Written request
Each line containing the word "React" must be collected.

Data segment
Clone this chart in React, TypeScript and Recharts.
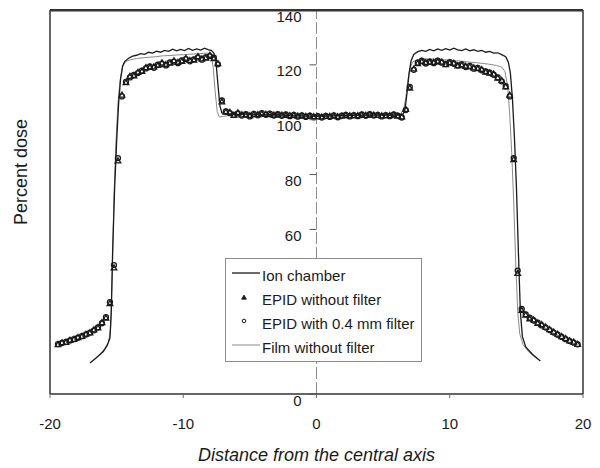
import React from 'react';
import {
  ComposedChart, Line, Scatter, XAxis, YAxis, ReferenceLine, Legend,
} from 'recharts';

// ---------- data ----------
const EPID_X = [
  -19.4, -19.1, -18.8, -18.5, -18.2, -17.9, -17.6, -17.3, -17.0, -16.7,
  -16.4, -16.1, -15.8, -15.5, -15.2, -14.9, -14.6, -14.3, -14.0, -13.7,
  -13.4, -13.1, -12.8, -12.5, -12.2, -11.9, -11.6, -11.3, -11.0, -10.7,
  -10.4, -10.1, -9.8, -9.5, -9.2, -8.9, -8.6, -8.3, -8.0, -7.7,
  -7.4, -7.1, -6.8, -6.5, -6.2, -5.9, -5.6, -5.3, -5.0, -4.7,
  -4.4, -4.1, -3.8, -3.5, -3.2, -2.9, -2.6, -2.3, -2.0, -1.7,
  -1.4, -1.1, -0.8, -0.5, -0.2, 0.1, 0.4, 0.7, 1.0, 1.3,
  1.6, 1.9, 2.2, 2.5, 2.8, 3.1, 3.4, 3.7, 4.0, 4.3,
  4.6, 4.9, 5.2, 5.5, 5.8, 6.1, 6.4, 6.7, 7.0, 7.3,
  7.6, 7.9, 8.2, 8.5, 8.8, 9.1, 9.4, 9.7, 10.0, 10.3,
  10.6, 10.9, 11.2, 11.5, 11.8, 12.1, 12.4, 12.7, 13.0, 13.3,
  13.6, 13.9, 14.2, 14.5, 14.8, 15.1, 15.4, 15.7, 16.0, 16.3,
  16.6, 16.9, 17.2, 17.5, 17.8, 18.1, 18.4, 18.7, 19.0, 19.3,
  19.6,
];

const EPID_FILTER = [
  18.2, 18.6, 19.0, 19.5, 20.0, 20.5, 21.1, 21.7, 22.4, 23.2,
  24.3, 25.8, 28.0, 33.5, 47.0, 86.0, 108.5, 113.8, 115.4, 116.3,
  117.0, 117.9, 118.7, 119.4, 118.9, 120.1, 120.4, 119.8, 120.9, 121.2,
  120.6, 121.6, 122.1, 121.3, 122.0, 122.7, 121.9, 122.8, 123.2, 122.6,
  120.2, 107.0, 103.0, 102.4, 101.8, 102.3, 101.5, 102.0, 101.2, 102.1,
  101.6, 102.4, 101.8, 102.2, 101.5, 102.0, 101.4, 101.9, 101.3, 101.8,
  101.1, 101.6, 101.0, 101.5, 100.9, 101.3, 100.8, 101.4, 101.0, 101.6,
  100.9, 101.5, 101.8, 101.2, 101.7, 101.3, 101.9, 101.4, 102.0, 101.5,
  101.8, 101.2, 101.7, 101.3, 101.9, 101.5, 100.8, 103.5, 112.0, 118.2,
  120.8, 121.5, 120.5, 121.2, 120.6, 121.5, 120.8, 120.3, 121.0, 120.4,
  119.8, 120.2, 119.2, 119.6, 118.6, 118.9, 118.0, 117.6, 117.2, 116.4,
  115.4, 114.0, 112.2, 108.5, 86.0, 45.0, 31.0, 29.0, 27.8, 26.8,
  26.0, 25.0, 24.2, 23.3, 22.4, 21.6, 20.8, 20.0, 19.3, 18.7,
  18.1,
];

const EPID_NOFILTER = [
  18.0, 18.7, 18.8, 19.6, 19.9, 20.6, 21.0, 21.8, 22.3, 23.4,
  24.1, 26.0, 27.7, 33.0, 46.0, 85.0, 109.0, 113.5, 115.8, 116.0,
  117.3, 117.6, 119.0, 119.1, 119.3, 119.8, 120.7, 120.1, 120.6, 121.5,
  120.9, 121.3, 122.4, 121.6, 121.7, 123.0, 122.2, 122.5, 123.5, 122.3,
  120.5, 106.5, 102.8, 102.7, 101.6, 102.5, 101.8, 101.8, 101.5, 101.9,
  101.9, 102.1, 102.0, 101.9, 101.7, 101.8, 101.7, 101.6, 101.5, 101.6,
  101.3, 101.4, 101.2, 101.3, 101.1, 101.1, 101.0, 101.2, 101.2, 101.4,
  101.1, 101.3, 101.6, 101.4, 101.5, 101.5, 101.7, 101.6, 101.8, 101.7,
  101.6, 101.4, 101.5, 101.5, 101.7, 101.3, 101.0, 103.8, 111.5, 118.5,
  120.5, 121.2, 120.8, 120.9, 120.9, 121.2, 121.0, 120.1, 120.7, 120.6,
  119.6, 119.9, 119.5, 119.3, 118.9, 118.6, 118.3, 117.4, 117.0, 116.6,
  115.2, 114.3, 112.0, 109.0, 85.5, 44.0, 30.5, 28.8, 27.4, 27.0,
  25.8, 25.3, 24.4, 23.5, 22.6, 21.8, 20.9, 20.2, 19.4, 18.9,
  18.1,
];

const ION_X = [
  -17.0, -16.5, -16.0, -15.7, -15.5, -15.4, -15.3, -15.15, -15.0, -14.85,
  -14.7, -14.55, -14.4, -14.1, -13.8, -13.5, -13.2, -12.9, -12.6, -12.3,
  -12.0, -11.7, -11.4, -11.1, -10.8, -10.5, -10.2, -9.9, -9.6, -9.3,
  -9.0, -8.7, -8.4, -8.1, -7.9, -7.7, -7.55, -7.4, -7.25, -7.1,
  -6.8, -6.0, -5.0, -4.0, -3.0, -2.0, -1.0, 0, 1.0, 2.0,
  3.0, 4.0, 5.0, 6.0, 6.5, 6.65, 6.8, 6.95, 7.1, 7.3,
  7.6, 7.9, 8.2, 8.5, 8.8, 9.1, 9.4, 9.7, 10.0, 10.3,
  10.6, 10.9, 11.2, 11.5, 11.8, 12.1, 12.4, 12.7, 13.0, 13.3,
  13.6, 13.9, 14.2, 14.4, 14.55, 14.7, 14.85, 15.0, 15.15, 15.3,
  15.45, 15.7, 16.2, 16.8,
];
const ION_Y = [
  11.3, 13.3, 15.5, 17.8, 20.5, 30, 52, 75, 92, 106,
  115, 119.5, 121.2, 122.4, 123.2, 123.5, 124.1, 123.8, 124.6, 124.3,
  125.0, 124.6, 125.3, 124.9, 125.7, 125.1, 125.6, 125.2, 126.0, 125.3,
  125.8, 125.4, 126.1, 125.5, 125.3, 124.3, 121.5, 113, 105, 102.5,
  102.2, 101.9, 102.1, 101.8, 101.9, 101.5, 101.4, 101.2, 101.4, 101.5,
  101.6, 101.8, 101.7, 101.6, 102.0, 104, 110, 117, 121.5, 123.8,
  124.8, 125.3, 124.9, 125.6, 125.1, 125.8, 125.3, 125.9, 125.4, 126.1,
  125.5, 125.2, 125.8, 125.1, 125.5, 124.9, 125.3, 124.6, 124.9, 124.3,
  124.4, 123.7, 123.0, 121.0, 117, 108, 94, 76, 52, 30,
  21, 17.2, 14.5, 12.0,
];

const FILM_X = [
  -16.8, -16.3, -15.9, -15.6, -15.45, -15.32, -15.2, -15.05, -14.9, -14.75,
  -14.55, -14.3, -14.0, -13.5, -13.0, -12.5, -12.0, -11.5, -11.0, -10.5,
  -10.0, -9.5, -9.0, -8.5, -8.1, -7.9, -7.75, -7.6, -7.45, -7.3,
  -7.0, -6.5, -5.5, -4.5, -3.5, -2.5, -1.5, -0.5, 0.5, 1.5,
  2.5, 3.5, 4.5, 5.5, 6.3, 6.55, 6.7, 6.85, 7.0, 7.2,
  7.5, 8.0, 8.5, 9.0, 9.5, 10.0, 10.5, 11.0, 11.5, 12.0,
  12.5, 13.0, 13.5, 13.9, 14.15, 14.35, 14.5, 14.65, 14.8, 14.95,
  15.1, 15.25, 15.5, 15.9, 16.3, 16.6,
];
const FILM_Y = [
  12.0, 14.2, 16.5, 19.0, 24, 45, 72, 92, 106, 114,
  119.5, 121.2, 121.8, 122.3, 122.6, 122.8, 123.0, 123.3, 123.4, 123.6,
  123.7, 123.9, 124.0, 124.2, 124.3, 123.6, 119, 110, 103, 101,
  101.2, 101.6, 101.8, 101.7, 101.6, 101.5, 101.3, 101.2, 101.3, 101.4,
  101.5, 101.6, 101.7, 101.8, 102.0, 104, 108, 114, 118.5, 121,
  121.8, 122.1, 122.2, 122.0, 121.9, 121.7, 121.5, 121.3, 121.0, 120.8,
  120.5, 120.2, 119.8, 119.2, 117.5, 112, 102, 88, 70, 48,
  30, 22, 18, 15.5, 13.8, 12.8,
];

const X_DOMAIN = [-20, 20];
const Y_DOMAIN = [0, 140];
const X_TICKS = [-20, -10, 0, 10, 20];
const Y_TICKS = [0, 20, 40, 60, 80, 100, 120, 140];
const Y_MAX = 140;
// tick labels that sit under the legend box in the original and are not visible
const Y_LABELS_UNDER_LEGEND = [20, 40];

const SERIES_NAMES = [
  'Ion chamber',
  'EPID without filter',
  'EPID with 0.4 mm filter',
  'Film without filter',
];

const zip = (xs: number[], ys: number[]) => xs.map((x, i) => ({ x, y: ys[i] }));
const ionData = zip(ION_X, ION_Y);
const filmData = zip(FILM_X, FILM_Y);
const epidNoFilterData = zip(EPID_X, EPID_NOFILTER);
const epidFilterData = zip(EPID_X, EPID_FILTER);

// ---------- layout ----------
const W = 600;
const H = 468;
const Y_AXIS_W = 50;
const R_AXIS_W = 1;
const MARGIN = { top: 10, right: 16, bottom: 0, left: 0 };
const X_AXIS_H = 74;
const PLOT_LEFT = Y_AXIS_W + MARGIN.left;
const PLOT_W = W - Y_AXIS_W - R_AXIS_W - MARGIN.left - MARGIN.right;
const AXIS_X = PLOT_LEFT + PLOT_W / 2;
const FONT = '"Liberation Sans", Arial, Helvetica, sans-serif';
const INK = '#1a1a1a';
const FRAME = { stroke: '#333', strokeWidth: 1.5 };

const YTick = (props: any) => {
  const { y, payload } = props;
  const showLabel = !Y_LABELS_UNDER_LEGEND.includes(payload.value);
  return (
    <g>
      {payload.value === Y_MAX && (
        <line x1={PLOT_LEFT} x2={PLOT_LEFT + PLOT_W} y1={y + 0.5} y2={y + 0.5} stroke="#333" strokeWidth={2} />
      )}
      <line x1={AXIS_X - 7} x2={AXIS_X} y1={y} y2={y} stroke="#555" strokeWidth={1} />
      {showLabel && (
        <text
          x={AXIS_X - 15}
          y={y + 6}
          textAnchor="end"
          dominantBaseline="central"
          fontSize={15}
          fontFamily={FONT}
          fill={INK}
        >
          {payload.value}
        </text>
      )}
    </g>
  );
};

const YTitle = () => (
  <text
    x={21}
    y={172}
    transform="rotate(-90 21 172)"
    textAnchor="middle"
    dominantBaseline="central"
    fontSize={18}
    fontFamily={FONT}
    fill={INK}
  >
    Percent dose
  </text>
);

const CircleShape = (props: any) => {
  const { cx, cy } = props;
  if (cx == null || cy == null) return null;
  return <circle cx={cx} cy={cy} r={2.5} fill="none" stroke={INK} strokeWidth={1.3} />;
};

const TriangleShape = (props: any) => {
  const { cx, cy } = props;
  if (cx == null || cy == null) return null;
  return (
    <path
      d={`M${cx},${cy - 3} L${cx + 2.8},${cy + 2} L${cx - 2.8},${cy + 2} Z`}
      fill="none"
      stroke={INK}
      strokeWidth={1.3}
    />
  );
};

const LegendBox = () => (
  <div
    style={{
      width: 197,
      height: 104,
      boxSizing: 'border-box',
      border: '1px solid #8a8a8a',
      background: '#fff',
      padding: '4px 0 0 4px',
      fontFamily: FONT,
      fontSize: 15,
      color: INK,
    }}
  >
    {SERIES_NAMES.map((name, i) => (
      <div key={name} style={{ display: 'flex', alignItems: 'center', height: 24 }}>
        <svg width={32} height={14} style={{ flex: 'none' }}>
          {i === 0 && <line x1={2} x2={30} y1={5} y2={5} stroke={INK} strokeWidth={1.3} />}
          {i === 3 && <line x1={2} x2={30} y1={5} y2={5} stroke="#8a8a8a" strokeWidth={1} />}
          {i === 1 && <path d="M14,3 L16.4,7.2 L11.6,7.2 Z" fill={INK} stroke={INK} strokeWidth={0.8} />}
          {i === 2 && <circle cx={14} cy={5} r={1.8} fill="none" stroke={INK} strokeWidth={1} />}
        </svg>
        <span style={{ whiteSpace: 'nowrap' }}>{name}</span>
      </div>
    ))}
  </div>
);

export default function App() {
  return (
    <div style={{ position: 'absolute', left: 0, top: 0, width: W, height: H, background: '#fff' }}>
      <ComposedChart width={W} height={H} margin={MARGIN}>
        <XAxis
          dataKey="x"
          type="number"
          domain={X_DOMAIN}
          ticks={X_TICKS}
          allowDataOverflow
          height={X_AXIS_H}
          axisLine={FRAME}
          tickLine={{ stroke: '#666' }}
          tickSize={4}
          tickMargin={20}
          tick={{ fontSize: 15, fill: INK, fontFamily: FONT }}
          label={{
            value: 'Distance from the central axis',
            position: 'insideBottom',
            offset: 7,
            style: { fontSize: 18, fontStyle: 'italic', fill: INK, fontFamily: FONT },
          }}
        />
        <YAxis
          dataKey="y"
          type="number"
          domain={Y_DOMAIN}
          ticks={Y_TICKS}
          allowDataOverflow
          width={Y_AXIS_W}
          axisLine={FRAME}
          tickLine={false}
          tick={<YTick />}
          label={{ value: 'Percent dose', content: <YTitle /> }}
        />
        <YAxis
          yAxisId="right"
          orientation="right"
          type="number"
          domain={Y_DOMAIN}
          allowDataOverflow
          width={R_AXIS_W}
          axisLine={FRAME}
          tick={false}
          tickLine={false}
        />
        <ReferenceLine x={0} stroke="#8c8c8c" strokeWidth={1} strokeDasharray="12 3" />
        <Line
          data={filmData}
          dataKey="y"
          name={SERIES_NAMES[3]}
          type="linear"
          stroke="#8a8a8a"
          strokeWidth={1}
          dot={false}
          isAnimationActive={false}
        />
        <Line
          data={ionData}
          dataKey="y"
          name={SERIES_NAMES[0]}
          type="linear"
          stroke={INK}
          strokeWidth={1.3}
          dot={false}
          isAnimationActive={false}
        />
        <Scatter
          data={epidNoFilterData}
          name={SERIES_NAMES[1]}
          shape={<TriangleShape />}
          isAnimationActive={false}
        />
        <Scatter
          data={epidFilterData}
          name={SERIES_NAMES[2]}
          shape={<CircleShape />}
          isAnimationActive={false}
        />
        <Legend
          layout="vertical"
          align="center"
          verticalAlign="middle"
          content={<LegendBox />}
          wrapperStyle={{ left: 225, top: 258, width: 197, height: 104, right: 'auto', bottom: 'auto', transform: 'none' }}
        />
      </ComposedChart>
      {/* top edge of the plot frame, kept above any overlay */}
      <div
        style={{
          position: 'absolute',
          left: PLOT_LEFT,
          top: MARGIN.top - 1,
          width: PLOT_W,
          height: 2,
          background: '#333',
          zIndex: 10,
          pointerEvents: 'none',
        }}
      />
    </div>
  );
}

Solution for this problem
Clone this chart in React, TypeScript and Recharts.
import React from 'react';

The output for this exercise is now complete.